Let's take a closer look at hotel etiquette.

Before Your Trip

  • When you make your hotel reservation, ask about check in and check out times. If you must arrive earlier than the established check in time, ask whether you can store your luggage at the hotel until your room is ready. This should prompt either a reply of, "Yes, of course," or an offer of early check in. Plan to grab a cup of coffee or take a walk through the neighborhood while waiting for your room to be made ready.

  • Mention any special requests when you book your room. Special requests might include specific types of pillows, a roll-away bed or extra blankets. You can make these requests when you book online, too. Asking early gives the hotel staff a chance to prepare in advance and saves the housekeeping staff time.

  • If you plan to bring a pet, mention this fact when you book your room. Ask about pet fees and find out about your hotel's pet policies.

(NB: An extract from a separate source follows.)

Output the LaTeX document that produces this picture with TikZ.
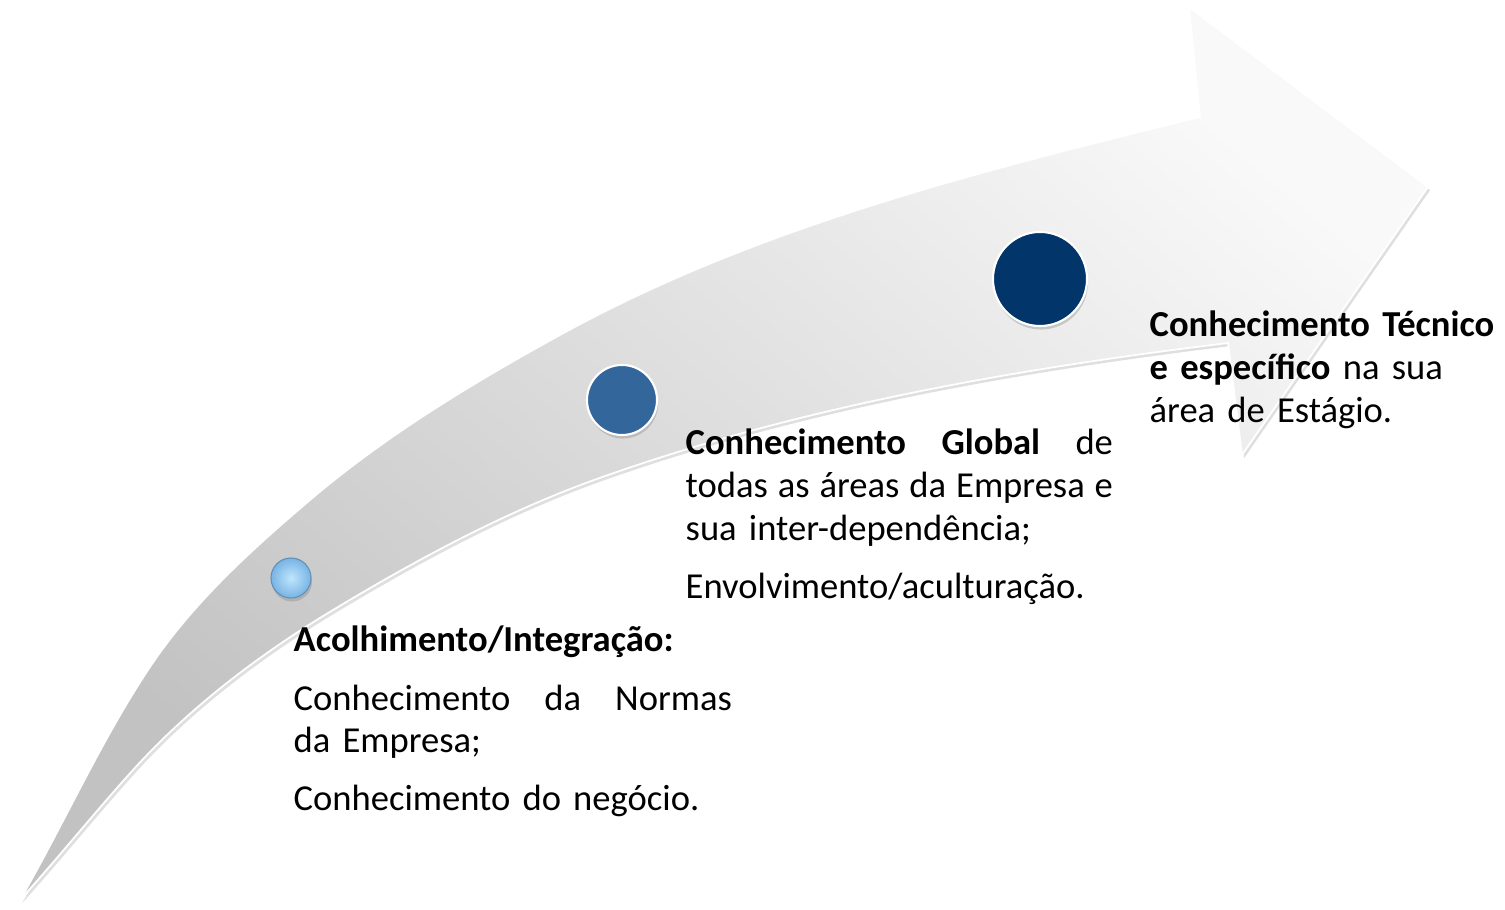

  • Should you need to arrive late, advise the reservation desk when you book your room. This will ensure that your room is held until you get to the hotel. If you encounter last-minute delays, call your hotel and advise the front desk staff that you will be arriving later than you had planned.

    During Your Stay

    • Be polite to the hotel staff, even if there are problems with your hotel room.

    • Check your room carefully when you arrive and call the front desk right away if you notice problems. This will give the hotel staff time to correct the problems before you unpack and settle in.

    • Do not smoke in non-smoking rooms or in areas of the hotel where smoking is prohibited. If you do, you may be charged a cleaning fee.

    • Remember that other guests may be asleep, regardless of time of day. Try to open and close doors quietly and keep your television volume at a reasonable level. If you are traveling with grandchildren, do not let them jump around or run up and down the hallway.

    • Do not leave pets alone in your room.

    • Tidy up your room in the morning so that the housekeepers can do their job. Put trash in the trash bin and put clothes in suitcases or in the closet.

    • Respect the hotel's dress code. If you are headed to the pool, wear a coverup.

    • If your hotel serves a free breakfast, eat what you like, but take only what you plan to eat.

    • Feel free to take the tiny bottles of shampoo and lotion provided in your room, but leave the towels, pillows, cups and glasses where you found them.

    • Lock your hotel room door and use the in-room safe to secure valuables. This protects both you and the hotel staff.

    • Check out on time or make arrangements for a late departure with the front desk.

    • Review your bill before you leave the hotel so that you can resolve any issues right away.


    In the United States, certain groups of hotel employees rely on tips as part of their compensation. Charlyn Keating Chisholm, About.com's Guide to Hotels and Resorts, has created a hotel tipping guide to help you determine how much you should tip. In other countries, tips may or may not be expected.

    Bring small bills or exchange some money at the start of trip so that you can tip appropriately.